Beschreibung
This volume examines the many ways in which queerness of all kinds - from a common understanding of queer as 'LGBT' to other, less well-covered elements of the queer spectrum - intersects with gaming. While the culture of gaming is currently a fractious battleground over issues of diversity, more creators from every segment of the spectrum of queer identity are producing content than ever before. However, this unprecedented visibility comes at a time when resistance to the presence in games of those outside a long-imagined cisgender, heterosexual, white male norm feels as if it's at an all-time high. Including work on gameplay, design, deployment, and intertextuality in addition to examining representation, this volume broadens and deepens understandings of how queerness and queer issues play out in games.
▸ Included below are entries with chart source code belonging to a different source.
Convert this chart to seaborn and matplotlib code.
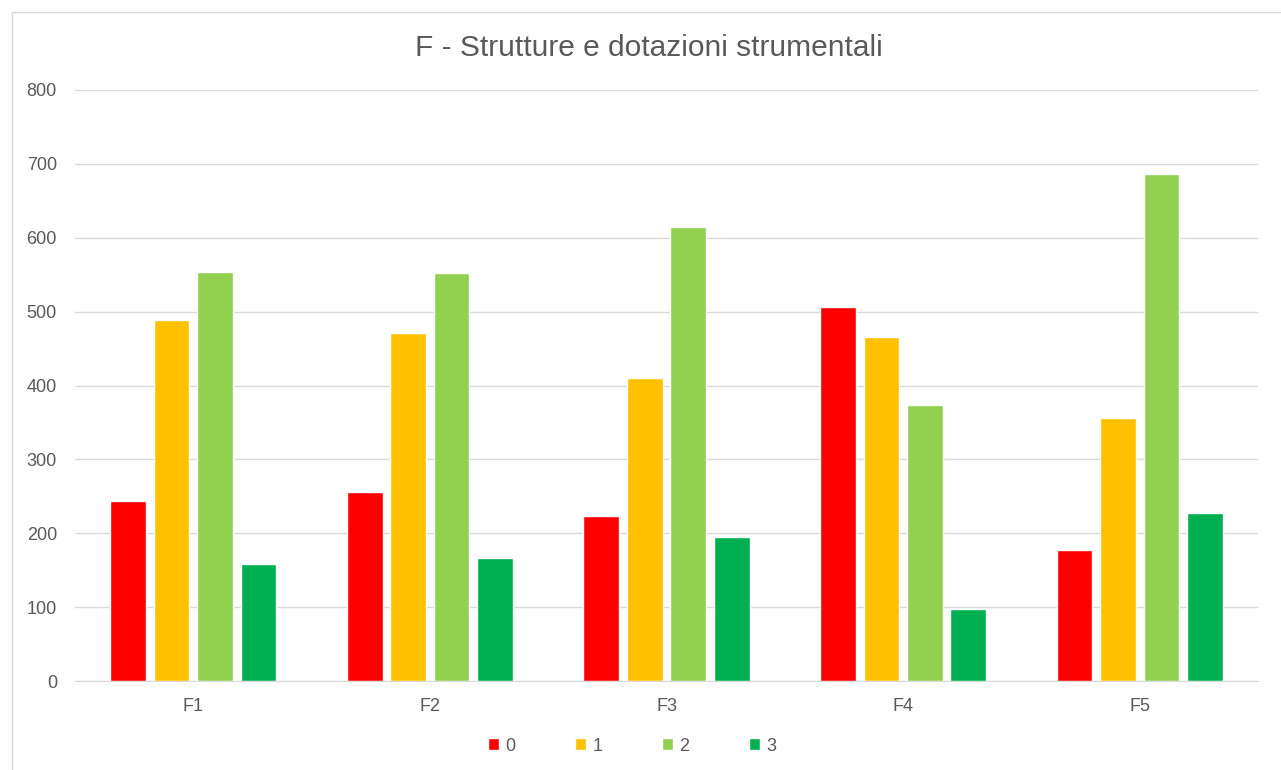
import pandas as pd
import matplotlib.pyplot as plt
import seaborn as sns
from matplotlib.patches import Rectangle

# Data
categories = ["F1", "F2", "F3", "F4", "F5"]
levels = ["0", "1", "2", "3"]
vals_0 = [244, 256, 224, 506, 178]
vals_1 = [488, 471, 410, 465, 356]
vals_2 = [554, 552, 614, 373, 686]
vals_3 = [158, 166, 195, 97, 227]
colors = ["#FF0000", "#FFC000", "#92D050", "#00B050"]

df = pd.DataFrame({
    "cat": categories * 4,
    "level": [l for l in levels for _ in categories],
    "value": vals_0 + vals_1 + vals_2 + vals_3,
})

sns.set_style("white")
plt.rcParams['font.family'] = ['Liberation Sans', 'DejaVu Sans']
text_col = "#595959"

fig = plt.figure(figsize=(12.81, 7.70), dpi=100)
ax = fig.add_axes([75 / 1281, 1 - 681 / 770, (1258 - 75) / 1281, (681 - 90) / 770])

sns.barplot(data=df, x="cat", y="value", hue="level", palette=colors,
            saturation=1, width=0.735, gap=0.18, ax=ax, legend=True)

ax.set_ylim(0, 800)
ax.set_yticks(range(0, 801, 100))
ax.set_xlim(-0.5, 4.5)
ax.yaxis.grid(True, color="#D9D9D9", linewidth=1)
ax.set_axisbelow(True)
for s in ["top", "right", "left"]:
    ax.spines[s].set_visible(False)
ax.spines["bottom"].set_color("#D9D9D9")
ax.tick_params(axis="both", length=0, colors=text_col, labelsize=13)
ax.tick_params(axis="y", pad=13)
ax.tick_params(axis="x", pad=12)
ax.set_xlabel("")
ax.set_ylabel("")

fig.text(649 / 1281, 1 - 48 / 770, "F - Strutture e dotazioni strumentali",
         ha="center", va="center", fontsize=21.5, color=text_col)

handles, labels = ax.get_legend_handles_labels()
ax.legend(handles, labels, loc="center", bbox_to_anchor=(0.471, -0.11),
          ncol=4, frameon=False, fontsize=13, handlelength=0.6, handleheight=0.6,
          handletextpad=0.35, columnspacing=3.3, labelcolor=text_col)

# chart border
fig.patches.append(Rectangle((12 / 1281, -0.01), 1.2, 1 - 12 / 770 + 0.01,
                             transform=fig.transFigure, fill=False,
                             edgecolor="#D9D9D9", linewidth=1))

fig.savefig("out.png", dpi=100)
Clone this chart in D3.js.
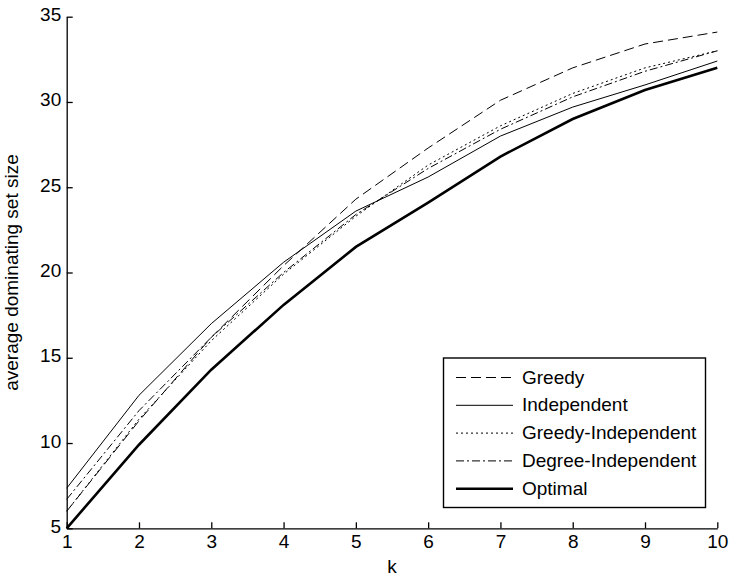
<!DOCTYPE html>
<html>
	<head>
		<meta charset=utf-8>
		<title>Dominating set size</title>
		<style type="text/css">
			body { margin: 0; background: #fff; }
			svg text { font-family: "Liberation Sans", Arial, Helvetica, sans-serif; fill: #000; }
			.axis path, .axis line { stroke: #000; stroke-width: 1.3; }
		</style>
		<script src="https://cdnjs.cloudflare.com/ajax/libs/d3/7.8.5/d3.min.js"></script>
	</head>
	<body>
		<script>
			// values
			var kValues = [1, 2, 3, 4, 5, 6, 7, 8, 9, 10];
			var yTicks = [5, 10, 15, 20, 25, 30, 35];

			var greedy            = [6.0, 11.3, 16.2, 20.4, 24.3, 27.3, 30.1, 32.0, 33.4, 34.1];
			var independent       = [7.35, 12.8, 17.0, 20.6, 23.6, 25.6, 28.0, 29.7, 31.0, 32.4];
			var greedyIndependent = [6.0, 11.4, 16.0, 19.9, 23.3, 26.3, 28.6, 30.5, 32.0, 33.0];
			var degreeIndependent = [6.7, 11.9, 16.2, 20.0, 23.4, 26.1, 28.4, 30.3, 31.8, 33.0];
			var optimal           = [5.0, 9.9, 14.3, 18.1, 21.5, 24.1, 26.8, 29.0, 30.7, 32.0];

			var seriesNames = ["Greedy", "Independent", "Greedy-Independent", "Degree-Independent", "Optimal"];
			var seriesValues = [greedy, independent, greedyIndependent, degreeIndependent, optimal];

			// line styles for each series
			var dashes = ["10,5", null, "2,3", "8,3,2,3", null];
			var widths = [1, 1, 1, 1, 2.6];

			var width = 730, height = 579;
			var fontSize = 19;

			var svg = d3.select("body")
				.append("svg")
				.attr("width", width)
				.attr("height", height);

			//scales
			var x = d3.scaleLinear()
				.domain([1, 10])
				.range([66.7, 717.3]);

			var y = d3.scaleLinear()
				.domain([5, 35])
				.range([528.3, 16.7]);

			//x axis, ticks pointing inwards
			var xAxis = svg.append("g")
				.attr("class", "axis")
				.attr("transform", "translate(0," + y(5) + ")")
				.call(d3.axisBottom(x).tickValues(kValues).tickSize(-6).tickSizeOuter(0).tickFormat(d3.format("d")));

			xAxis.selectAll("text")
				.attr("y", 20)
				.attr("dy", null)
				.style("font-size", fontSize + "px");

			//y axis
			var yAxis = svg.append("g")
				.attr("class", "axis")
				.attr("transform", "translate(" + x(1) + ",0)")
				.call(d3.axisLeft(y).tickValues(yTicks).tickSize(-6).tickSizeOuter(0));

			yAxis.selectAll("text")
				.attr("x", -5.5)
				.attr("y", 4)
				.attr("dy", null)
				.style("font-size", fontSize + "px");

			svg.selectAll(".axis .domain").attr("fill", "none");

			//lines
			var line = d3.line()
				.x(function(d, i) { return x(kValues[i]); })
				.y(function(d) { return y(d); });

			seriesValues.forEach(function(vals, i) {
				svg.append("path")
					.attr("d", line(vals))
					.style("fill", "none")
					.style("stroke", "#000")
					.style("stroke-width", widths[i])
					.style("stroke-dasharray", dashes[i]);
			});

			//axis labels
			svg.append("text")
				.attr("x", x(5.5))
				.attr("y", 573)
				.style("font-size", fontSize + "px")
				.style("text-anchor", "middle")
				.text("k");

			svg.append("text")
				.attr("transform", "translate(18," + ((y(5) + y(35)) / 2) + ") rotate(-90)")
				.style("font-size", fontSize + "px")
				.style("text-anchor", "middle")
				.text("average dominating set size");

			//legend
			var legend = svg.append("g");

			legend.append("rect")
				.attr("x", 443.5)
				.attr("y", 358)
				.attr("width", 262)
				.attr("height", 149.5)
				.style("fill", "#fff")
				.style("stroke", "#000")
				.style("stroke-width", 1.4);

			seriesNames.forEach(function(name, i) {
				var ly = 377.5 + i * 27.8;
				legend.append("line")
					.attr("x1", 456)
					.attr("x2", 513)
					.attr("y1", ly)
					.attr("y2", ly)
					.style("stroke", "#000")
					.style("stroke-width", widths[i])
					.style("stroke-dasharray", dashes[i]);
				legend.append("text")
					.attr("x", 522)
					.attr("y", ly + 6)
					.style("font-size", fontSize + "px")
					.text(name);
			});
		</script>
	</body>
</html>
Taken together, the essays in this volume not only critically engage the ways game cultures and industries help to reproduce limiting binary formations with regards to sex and gender (male vs. female, straight vs. gay, etc), but also introduce the fields of game studies and queer studies up to more inclusive formations of identity, sexuality, and games.
Autorenportrait
Todd Harper is Visiting Professor in the Division of Science, Information Arts and Technologies at the University of Baltimore, USA. He previously served as Researcher at the Massachusetts Institute of Technology's Game Lab. He is the author of The Culture of Digital Fighting Games: Performance and Practice (Routledge, 2013). His work has been published in Games and Culture, Convergence, and the Journal of Communication. Meghan Blythe Adams is a PhD Candidate in the Department of English and Writing Studies at the University of Western Ontario, Canada. Their work has been published in such venues as First Person Scholar and Loading.: Journal of the Canadian Game Studies Association. They serve as Essays Co-Editor and Editorial Board member for First Person Scholar. Nicholas Taylor is Assistant Professor of Digital Media in the Department of Communication at North Carolina State University, USA. His work has recently appeared in Ada: A Journal of Gender, New Media and Technology, Convergence, Feminist Media Studies, Games and Culture, and Journal of Computer-mediated Communication. He is also the co-director of Circuit Studio, a collaborative research studio and makerspace at North Carolina State University.